US Military testing whether human pilots can trust robot wingmen in a dogfight – IOTW Report

US Military testing whether human pilots can trust robot wingmen in a dogfight

American Military News: A U.S. military research program is advancing the study of humans and machines working together by testing how well pilots and artificially intelligent entities trust each other in one of the most challenging of tasks: aerial combat, or dogfighting.

The idea behind DARPA’s  Air Combat Evolution, or ACE, program, is that human fighter pilots will soon be flying alongside increasingly capable drones — dubbed “Loyal Wingmen” — that will help evade other fighters and air defenses. Military leaders often describe the F-35 Joint Strike Fighter as a kind of flying command center, with the human operator working less like a traditional pilot and more like a team captain. The craft is loaded with AI features that pilots say make it easier to fly than traditional fighters. That enables the pilot to digest and put to use the immense amount of data the F-35 pulls in.

So human pilots will be flying and surrounded by increasingly intelligent, and lethal, weapons. This brings up big concerns about what many in the arms control community call lethal autonomy — basically, killer robots.  But military leaders are very fond of reminding people that their 2012 doctrine prefers a human on-the-loop in lethal decisions. That’s why the question of measuring trust between humans and AI assistants is critical. It’s one thing to measure how well you trust your smartphone’s driving directions; it’s much harder to measure how well highly trained fighter pilots to trust experimental AI software when death is on the line.  more here

17 Comments on US Military testing whether human pilots can trust robot wingmen in a dogfight

  1. …I work with robots. One set of them are autonomous cargo handlers that follow constellations of targets with a rotating laser, the rest are various size and purpose robot arms.

    The three things you need to understand about robots:
    1) they do not care.
    2) they are only as good as the human mind that programmed them.
    3) they act on fallable inputs with fallable outputs.

    Programming is a one-man birthday party. You don’t get any presents you don’t bring. Once a robot is put in motion by its end user, it will follow the program according to its inputs until the program says make an output.

    In all probability, the programmer is NOT a fighter pilot, so he will not THINK like a fighter pilot, he will think like a programmer. This nay frustrate a fighter pilot when he sees an enemy escape when by doing something HE could have predicted, but the programmer could NOT, because the programmer is NOT a fighter pilot.

    If it encounters a condition it is not programmed for, it cannot resolve the situation on its own and will fault. In aircraft terms, this is where an autopilot disconnects, because a human needs to make the decision.
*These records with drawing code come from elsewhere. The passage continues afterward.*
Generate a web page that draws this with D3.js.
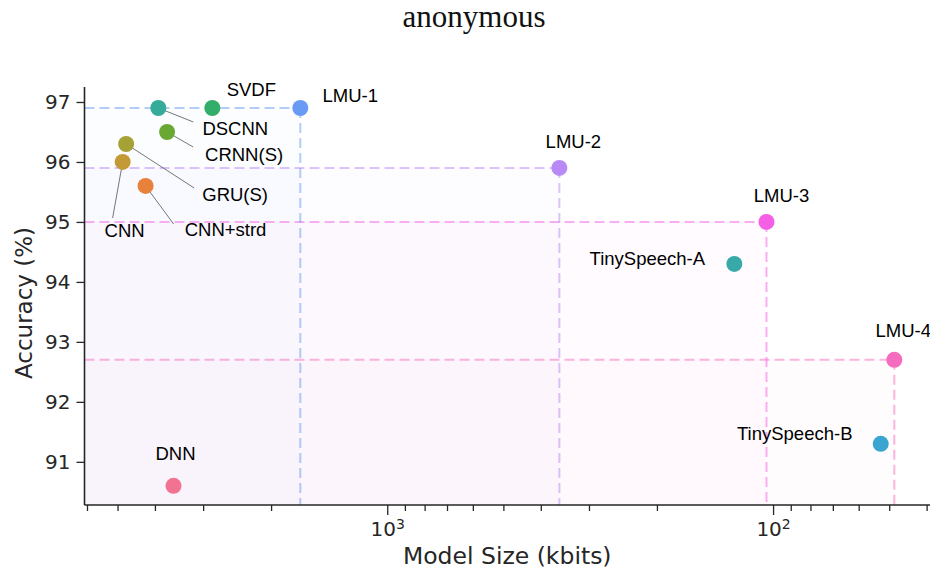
<!DOCTYPE html>
<html>
<head>
<meta charset="utf-8">
<script src="https://cdn.jsdelivr.net/npm/d3@7"></script>
<style>
  body { margin: 0; background: #fff; }
  svg { display: block; }
</style>
</head>
<body>
<script>
const models = ["DNN","CNN","CNN+strd","GRU(S)","CRNN(S)","DSCNN","SVDF","LMU-1","LMU-2","LMU-3","LMU-4","TinySpeech-A","TinySpeech-B"];
const sizes  = [3580, 4850, 4230, 4750, 3720, 3920, 2840, 1680, 358, 104, 48.5, 126, 52.6];
const accuracy = [90.6, 96.0, 95.6, 96.3, 96.5, 96.9, 96.9, 96.9, 95.9, 95.0, 92.7, 94.3, 91.3];
const colors = ["#f27291","#c39a36","#e8813a","#a4a234","#6aa834","#36ab9a","#33ae6a","#6a9bf4","#b98af5","#f55fe6","#f56bbd","#38a9a8","#3aa5d0"];
const lmuNames = ["LMU-1","LMU-2","LMU-3","LMU-4"];
const yTicks = [91, 92, 93, 94, 95, 96, 97];
const xMajorTicks = [1000, 100];
const xMinorTicks = [6000,5000,4000,3000,2000,900,800,700,600,500,400,300,200,90,80,70,60,50,40];
// label placement offsets (dx, dy) relative to point, and whether a leader line is drawn
const labelOffsets = {
  "DNN": [2, -26, "middle", false],
  "SVDF": [39, -12, "middle", false],
  "LMU-1": [50, -6, "middle", false],
  "DSCNN": [77, 27, "middle", true],
  "CRNN(S)": [77, 29, "middle", true],
  "GRU(S)": [109, 57, "middle", true],
  "CNN": [2, 75, "middle", true],
  "CNN+strd": [80, 50, "middle", true],
  "LMU-2": [14, -20, "middle", false],
  "LMU-3": [15, -20, "middle", false],
  "LMU-4": [9, -23, "middle", false],
  "TinySpeech-A": [-87, 1, "middle", false],
  "TinySpeech-B": [-86, -4, "middle", false]
};
const leaderEnds = {
  "DSCNN": [35, 14],
  "CRNN(S)": [26, 15],
  "GRU(S)": [68, 44],
  "CNN": [-10, 56],
  "CNN+strd": [28, 38]
};

const W = 930, H = 569;
const margin = {left: 84.5, right: 0, top: 87, bottom: 64};
const svg = d3.select("body").append("svg").attr("width", W).attr("height", H);

const x = d3.scaleLog().domain([6090, 39.2]).range([margin.left, W - margin.right]);
const y = d3.scaleLinear().domain([90.28, 97.25]).range([H - margin.bottom, margin.top]);

const x0 = margin.left, yb = H - margin.bottom;

const data = models.map((m, i) => ({name: m, size: sizes[i], acc: accuracy[i], color: colors[i]}));
const lmus = data.filter(d => lmuNames.includes(d.name));

// shaded regions
svg.append("g").selectAll("rect").data(lmus).join("rect")
  .attr("x", x0).attr("y", d => y(d.acc))
  .attr("width", d => x(d.size) - x0)
  .attr("height", d => yb - y(d.acc))
  .attr("fill", d => d.color).attr("fill-opacity", 0.022);

// dashed guide lines
const guides = svg.append("g");
guides.selectAll("line.h").data(lmus).join("line").attr("class","h")
  .attr("x1", x0).attr("x2", d => x(d.size))
  .attr("y1", d => y(d.acc)).attr("y2", d => y(d.acc))
  .attr("stroke", d => d.color).attr("stroke-opacity", 0.5)
  .attr("stroke-width", 2).attr("stroke-dasharray", "10,5");
guides.selectAll("line.v").data(lmus).join("line").attr("class","v")
  .attr("x1", d => x(d.size)).attr("x2", d => x(d.size))
  .attr("y1", d => y(d.acc)).attr("y2", yb)
  .attr("stroke", d => d.color).attr("stroke-opacity", 0.5)
  .attr("stroke-width", 2).attr("stroke-dasharray", "10,5");

// leader lines
svg.append("g").selectAll("line").data(data.filter(d => labelOffsets[d.name][3])).join("line")
  .attr("x1", d => x(d.size)).attr("y1", d => y(d.acc))
  .attr("x2", d => x(d.size) + leaderEnds[d.name][0])
  .attr("y2", d => y(d.acc) + leaderEnds[d.name][1])
  .attr("stroke", "#666").attr("stroke-width", 0.9);

// points
svg.append("g").selectAll("circle").data(data).join("circle")
  .attr("cx", d => x(d.size)).attr("cy", d => y(d.acc)).attr("r", 8)
  .attr("fill", d => d.color);

// labels
svg.append("g").selectAll("text").data(data).join("text")
  .attr("x", d => x(d.size) + labelOffsets[d.name][0])
  .attr("y", d => y(d.acc) + labelOffsets[d.name][1])
  .attr("text-anchor", d => labelOffsets[d.name][2])
  .attr("font-family", "Liberation Sans, Arial, sans-serif")
  .attr("font-size", 18.5).attr("fill", "#000")
  .text(d => d.name);

// axes
const axisColor = "#262626";
const yAxis = svg.append("g").attr("transform", `translate(${x0},0)`)
  .call(d3.axisLeft(y).tickValues(yTicks).tickSize(8).tickPadding(6).tickFormat(d3.format("d")));
const xAxis = svg.append("g").attr("transform", `translate(0,${yb})`)
  .call(d3.axisBottom(x).tickValues(xMajorTicks).tickSize(10).tickPadding(6).tickFormat(() => ""));
const xMinor = svg.append("g").attr("transform", `translate(0,${yb})`)
  .call(d3.axisBottom(x).tickValues(xMinorTicks).tickSize(6).tickFormat(() => ""));
xMinor.select(".domain").remove();

[yAxis, xAxis, xMinor].forEach(g => {
  g.selectAll("path.domain").attr("stroke", axisColor).attr("stroke-width", 1.6);
  g.selectAll(".tick line").attr("stroke", axisColor).attr("stroke-width", 1.3);
  g.selectAll("text").attr("fill", axisColor).attr("font-family", "DejaVu Sans, sans-serif").attr("font-size", 20);
});
yAxis.select("path.domain").attr("d", `M0,${margin.top}V${yb}`);
xAxis.select("path.domain").attr("d", `M${x0},0H${W}`);

// x major tick labels with superscript exponents
xAxis.selectAll(".tick").each(function(d) {
  const t = d3.select(this).select("text");
  t.text(null).attr("y", 17).attr("dy", "0.71em");
  t.append("tspan").text("10");
  t.append("tspan").attr("dy", "-0.55em").attr("font-size", 14).text(String(Math.round(Math.log10(d))));
});

// axis titles
svg.append("text").attr("x", (x0 + W) / 2).attr("y", 564)
  .attr("text-anchor", "middle").attr("font-family", "DejaVu Sans, sans-serif")
  .attr("font-size", 23.5).attr("fill", axisColor).text("Model Size (kbits)");
svg.append("text").attr("transform", `translate(32,${(margin.top + yb) / 2 + 7}) rotate(-90)`)
  .attr("text-anchor", "middle").attr("font-family", "DejaVu Sans, sans-serif")
  .attr("font-size", 23).attr("fill", axisColor).text("Accuracy (%)");

// title
svg.append("text").attr("x", 474).attr("y", 27)
  .attr("text-anchor", "middle").attr("font-family", "Liberation Serif, DejaVu Serif, serif")
  .attr("font-size", 31).attr("fill", "#111").text("anonymous");
</script>
</body>
</html>
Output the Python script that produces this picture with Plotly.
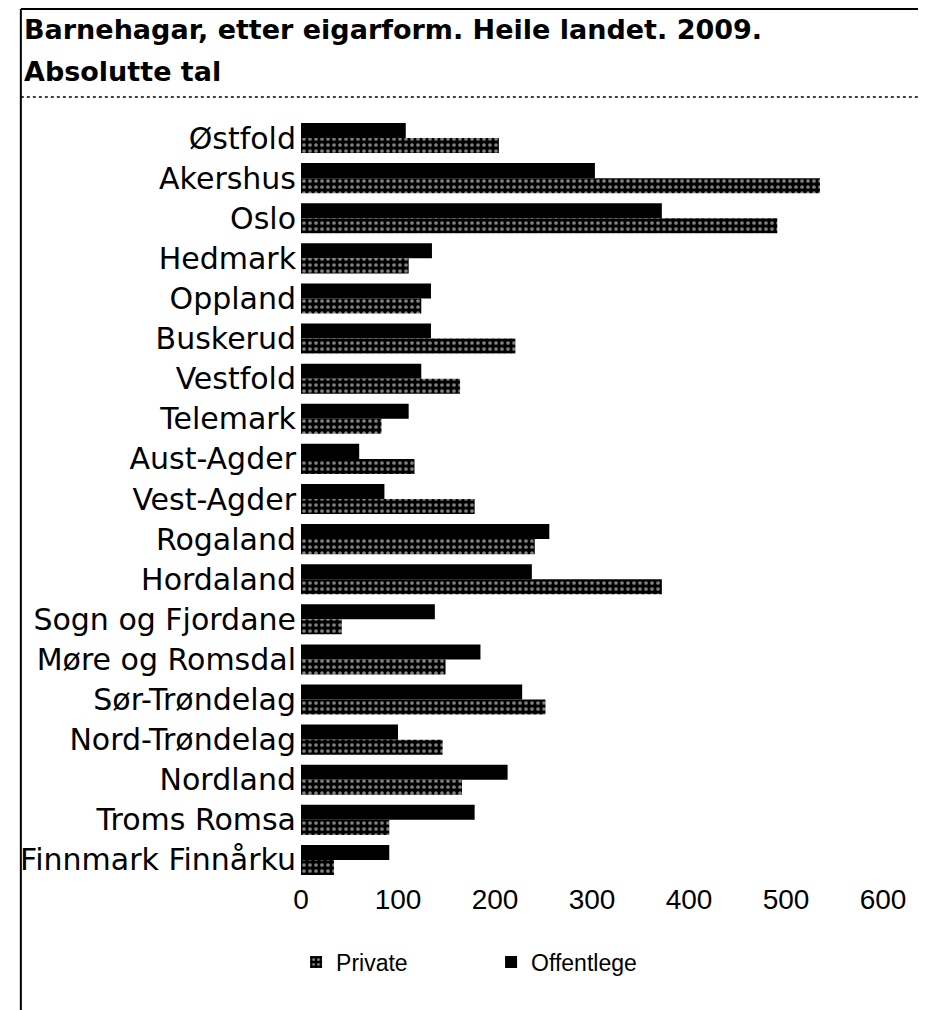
import plotly.graph_objects as go

fylke = ["Østfold", "Akershus", "Oslo", "Hedmark", "Oppland", "Buskerud", "Vestfold",
         "Telemark", "Aust-Agder", "Vest-Agder", "Rogaland", "Hordaland",
         "Sogn og Fjordane", "Møre og Romsdal", "Sør-Trøndelag", "Nord-Trøndelag",
         "Nordland", "Troms Romsa", "Finnmark Finnårku"]
private = [204, 535, 491, 111, 124, 221, 164, 83, 117, 179, 241, 372, 42, 149, 252, 146, 166, 91, 34]
offentlege = [108, 303, 372, 135, 134, 134, 124, 111, 60, 86, 256, 238, 138, 185, 228, 100, 213, 179, 91]
x_ticks = [0, 100, 200, 300, 400, 500, 600]

# page has an 8px body margin; figure coordinates = page coordinates - 8
OFF = 8
W, H = 926 - OFF, 1010 - OFF
L, T = 293 - OFF, 118 - OFF
PW, PH = 590, 762
R, B = W - L - PW, H - T - PH


def px(X):
    return (X - OFF - L) / PW


def py(Y):
    return (T + PH - (Y - OFF)) / PH


fig = go.Figure()
fig.add_trace(go.Bar(
    y=fylke, x=offentlege, name="Offentlege", orientation="h",
    marker=dict(color="black", line=dict(width=0)), legendrank=2,
))
fig.add_trace(go.Bar(
    y=fylke, x=private, name="Private", orientation="h",
    marker=dict(color="black", line=dict(width=0),
                pattern=dict(shape=".", fgcolor="white", bgcolor="black", size=6, solidity=0.3)),
    legendrank=1,
))

shapes = [
    dict(type="line", xref="paper", yref="paper", x0=px(9), x1=px(9), y0=py(9), y1=py(1010),
         line=dict(color="black", width=2)),
    dict(type="line", xref="paper", yref="paper", x0=px(9), x1=px(926), y0=py(9), y1=py(9),
         line=dict(color="black", width=2)),
    dict(type="line", xref="paper", yref="paper", x0=px(9), x1=px(926), y0=py(97), y1=py(97),
         line=dict(color="black", width=1.5, dash="dot")),
]

annotations = [
    dict(text="<b>Barnehagar, etter eigarform. Heile landet. 2009.</b>", xref="paper", yref="paper",
         x=px(10), y=py(12), xanchor="left", yanchor="top", showarrow=False,
         font=dict(family="DejaVu Sans", size=27, color="black")),
    dict(text="<b>Absolutte tal</b>", xref="paper", yref="paper",
         x=px(10), y=py(72), xanchor="left", yanchor="middle", showarrow=False,
         font=dict(family="DejaVu Sans", size=27, color="black")),
]

fig.update_layout(
    width=W, height=H,
    margin=dict(l=L, r=R, t=T, b=B, pad=0),
    paper_bgcolor="white", plot_bgcolor="white",
    barmode="group", bargap=0.25, bargroupgap=0,
    showlegend=True,
    legend=dict(orientation="h", x=px(288), xanchor="left", y=py(962), yanchor="middle",
                font=dict(family="Liberation Sans", size=23, color="black"),
                itemwidth=30, entrywidth=150, entrywidthmode="pixels", traceorder="normal"),
    shapes=shapes, annotations=annotations,
    font=dict(family="DejaVu Sans", color="black"),
)
fig.update_xaxes(range=[0, 600], tickvals=x_ticks, showgrid=False, zeroline=False,
                 showline=False, ticks="", tickfont=dict(family="Liberation Sans", size=28, color="black"))
fig.update_yaxes(autorange="reversed", showgrid=False, zeroline=False, showline=False, ticks="",
                 ticklabelstandoff=4,
                 tickfont=dict(family="DejaVu Sans", size=30, color="black"))

fig.write_html("out.html")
    If it gets bad input it will behave based on this bad input. This may be what doomed the Max8 aircraft, because a computer got bad feedback from a faulty angle of attack sensor.

    As far as not caring, it just doesn’t. It won’t deviate from its programming to save a human pilot because it can’t, and it doesn’t care. It can’t put 110% effort into downing an enemy asset because it can’t. It doesn’t care. It can’t notice other possible intelligence information en route to the target because it isn’t programmed to, and it doesn’t care.

    They don’t have patriotism, love, hate, loyalty or pity. They just do what they are told.

    And what’s programmed can be reprogrammed. It can be hacked from the ground, by an angry ground crew, an enemy that’s been given intelligence by Democrats, or a rouge pilot. The “Terminator” movies kind of handled this well, where idetical robots did completely opposed things…because they were programmed to. They acted what we would call good and bad, but that’s because someone TOLD them to. They had no sense of it themselves because they had no sense at all.

    They were just machines.

    There’s a LOT more to it, but at the end of the day, no, you CAN’T trust them.

    Trust is for humans.

    Machines are never worthy of it…and they
    Just.
    Don’t.
    Care.

    6
  2. I flew single seat fighters for 22 years, including the F-16C. I don’t see a human ever trusting a robot at 500 mph in a combat environment.
    Choose humans or robots to do the job, but don’t mix the two.

    4
  3. Iceman:
    “Maverick, it’s not your flying, it’s your attitude. The enemy’s dangerous, but right now you’re worse. Dangerous and foolish. You may not like who’s flying with you, but whose side are you on?”

    Iceman = Trump
    Maverick = John Mccain

    3
  4. All this computerized drone stuff will work great until one of two things happen:
    1. The NORKs detonate a nuke 150 miles above the US
    Or
    2. Some 15 year old kid figures out how to hack into one.